DatasetError: Cannot save versioned dataset 'model_prestamos.keras' to 
'azureml/modelling/reprecios/data/06_models/run_2024-09-09' because a file with the same name already exists in the
directory. This is likely because versioning was enabled on a dataset already saved previously. Either remove 
'model_prestamos.keras' from the directory or manually convert it into a versioned dataset by placing it in a 
versioned directory (e.g. with default versioning format 
'azureml/modelling/reprecios/data/06_models/run_2024-09-09/model_prestamos.keras/YYYY-MM-DDThh.mm.ss.sssZ/model_pre
stamos.keras').

The error indicates that versioning is enabled despite the versioned: False setting in the dataset catalog. The file is never created or exists at any point in the Azure Blob Storage.

Context

Dataset Catalog Definition

_azure_base_path: 'abfs://azureml/modelling/reprecios/data'
"{namespace}.model":
  type: ${_datasets.tensormodel}
  credentials: azure_credentials
  versioned: False
  filepath: ${_azure_base_path}/06_models/run_${runtime_params:run_date}/model_{namespace}.keras
  save_args:
    overwrite: True 

Steps to Reproduce

Edit: Included code below to reproduce. (credit to @merelcht, @astrojuanlu)

from kedro_datasets.tensorflow import TensorFlowModelDataset
import tensorflow as tf
import numpy as np

credentials = {
    'account_name': '',
    'account_key': ''
}

data_set_local = TensorFlowModelDataset(filepath="data/tensorflow_model.keras")
data_set = TensorFlowModelDataset(filepath="abfs://azureml/modelling/data/tensorflow_model.keras",
                                  credentials=credentials)

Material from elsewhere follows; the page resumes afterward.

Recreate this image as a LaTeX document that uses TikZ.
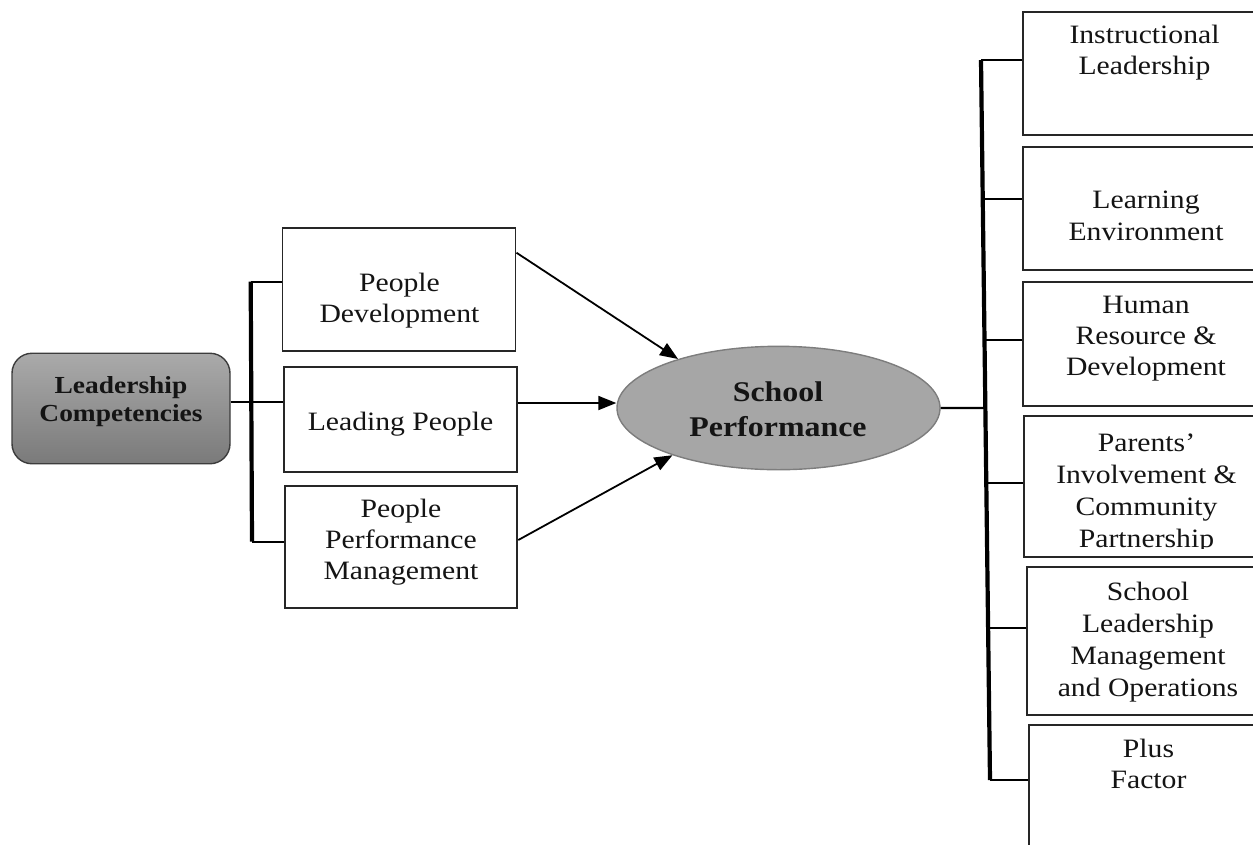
\documentclass[tikz,border=0pt]{standalone}
\usepackage{fontspec}
\setmainfont[FakeStretch=1.12]{Liberation Serif}
\usetikzlibrary{arrows.meta,calc,shapes.geometric}
\definecolor{boxline}{RGB}{38,38,38}
\definecolor{ink}{RGB}{20,20,20}
\definecolor{elfill}{RGB}{166,166,166}
\definecolor{elline}{RGB}{125,125,125}
\definecolor{ltop}{RGB}{170,170,170}
\definecolor{lbot}{RGB}{122,122,122}
\definecolor{lline}{RGB}{60,60,60}
\newcommand{\normtxt}{\fontsize{26.5}{31}\selectfont}
\begin{document}
\begin{tikzpicture}[x=1pt,y=-1pt,
  box/.style={draw=boxline, line width=1.9pt, fill=white, inner sep=0pt},
  txt/.style={font=\normtxt, text=ink, align=center, anchor=base, inner sep=0pt},
  bar/.style={draw=black, line width=4.2pt},
  twig/.style={draw=black, line width=2.2pt},
  arr/.style={draw=black, line width=1.8pt, -{Triangle[length=18pt,width=14pt]}}]
\useasboundingbox (0,0) rectangle (1253,844);
\clip (0,0) rectangle (1253,844);

% left root
\node[draw=lline, line width=1.4pt, rounded corners=20pt, top color=ltop, bottom color=lbot,
      minimum width=218, minimum height=110.5, inner sep=0pt] (lc) at (121,408.5) {};
\node[txt, font=\fontsize{24.5}{28}\selectfont\bfseries] (lct) at (121,421) {Leadership\\Competencies};

% middle boxes
\node[box, minimum width=233, minimum height=123.3] (pd) at (399,289.4) {};
\node[txt] (pdt) at (399.5,322.3) {People\\Development};
\node[box, minimum width=232.7, minimum height=105.6] (lp) at (400.3,419.5) {};
\node[txt] (lpt) at (400.5,430.7) {Leading People};
\node[box, minimum width=232.3, minimum height=122.3] (ppm) at (401.2,547.2) {};
\node[txt] (ppmt) at (401,579.3) {People\\Performance\\Management};

% ellipse
\node[ellipse, draw=elline, line width=1.4pt, fill=elfill, minimum width=323, minimum height=123.4, inner sep=0pt] (sp) at (778.5,408) {};
\node[txt, font=\fontsize{28.5}{35}\selectfont\bfseries] (spt) at (778,436.7) {School\\Performance};

% right boxes
\node[box, minimum width=242, minimum height=123.3] (r1) at (1144,73.35) {};
\node[txt] (r1t) at (1144.5,74) {Instructional\\Leadership};
\node[box, minimum width=242, minimum height=123.3] (r2) at (1144,208.35) {};
\node[txt, font=\fontsize{26.5}{32.5}\selectfont] (r2t) at (1146,240.7) {Learning\\Environment};
\node[box, minimum width=242, minimum height=124.3] (r3) at (1144,343.85) {};
\node[txt] (r3t) at (1146,375) {Human\\Resource \&\\Development};
\node[box, minimum width=241, minimum height=140.7] (r4) at (1144.5,486.35) {};
\begin{scope}
  \clip (1026,418) rectangle (1253,548);
  \node[txt, font=\fontsize{26.5}{32}\selectfont] (r4t) at (1146.5,547) {Parents’\\Involvement \&\\Community\\Partnership};
\end{scope}
\node[box, minimum width=238.3, minimum height=148.3] (r5) at (1145.85,640.85) {};
\node[txt, font=\fontsize{26.5}{32}\selectfont] (r5t) at (1148,696.7) {School\\Leadership\\Management\\and Operations};
\node[box, minimum width=236, minimum height=145] (r6) at (1147,797.5) {};
\node[txt] (r6t) at (1148.5,788.3) {Plus\\Factor};

% left bracket
\coordinate (lbt) at (250.7,281.7);
\coordinate (lbm) at (251.3,402);
\coordinate (lbb) at (252,541.7);
\draw[bar] (lbt) -- (lbb);
\draw[twig] (lc.east |- lbm) -- (lbm);
\draw[twig] (lbt) -- (pd.west |- lbt);
\draw[twig] (lbm) -- (lp.west |- lbm);
\draw[twig] (lbb) -- (ppm.west |- lbb);

% arrows
\draw[arr] ([yshift=36.7pt]pd.east) -- (sp.154.8);
\draw[arr] ([yshift=16.5pt]lp.east) -- ([yshift=5pt]sp.west);
\draw[arr] ([yshift=7.2pt]ppm.east) -- (sp.204.7);

% right bracket
\coordinate (rbt) at (981,60);
\coordinate (rbb) at (990,780);
\coordinate (rb2) at ($(rbt)!0.1935!(rbb)$);
\coordinate (rb3) at ($(rbt)!0.3889!(rbb)$);
\coordinate (rbm) at ($(rbt)!0.4833!(rbb)$);
\coordinate (rb4) at ($(rbt)!0.5879!(rbb)$);
\coordinate (rb5) at ($(rbt)!0.7893!(rbb)$);
\draw[bar] (rbt) -- (rbb);
\draw[twig] (sp.east) -- (rbm);
\draw[twig] (rbt) -- (r1.west |- rbt);
\draw[twig] (rb2) -- (r2.west |- rb2);
\draw[twig] (rb3) -- (r3.west |- rb3);
\draw[twig] (rb4) -- (r4.west |- rb4);
\draw[twig] (rb5) -- (r5.west |- rb5);
\draw[twig] (rbb) -- (r6.west |- rbb);
\end{tikzpicture}
\end{document}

inputs = tf.keras.Input(shape=(3,))
x = tf.keras.layers.Dense(4, activation=tf.nn.relu)(inputs)
outputs = tf.keras.layers.Dense(5, activation=tf.nn.softmax)(x)
model = tf.keras.Model(inputs=inputs, outputs=outputs)

input_data = np.array([[0.5, 0.3, 0.2]])
predictions = model.predict(input_data)

# This works
data_set_local.save(model)

# This Fails
try:
    data_set.save(model)
except Exception as e:
    print("🥲", e)
  1. Define a TensorFlowModelDataset in the Kedro catalog with the configuration above 👆
  2. Attempt to save a model using the .save() method targeting Azure Blob Storage.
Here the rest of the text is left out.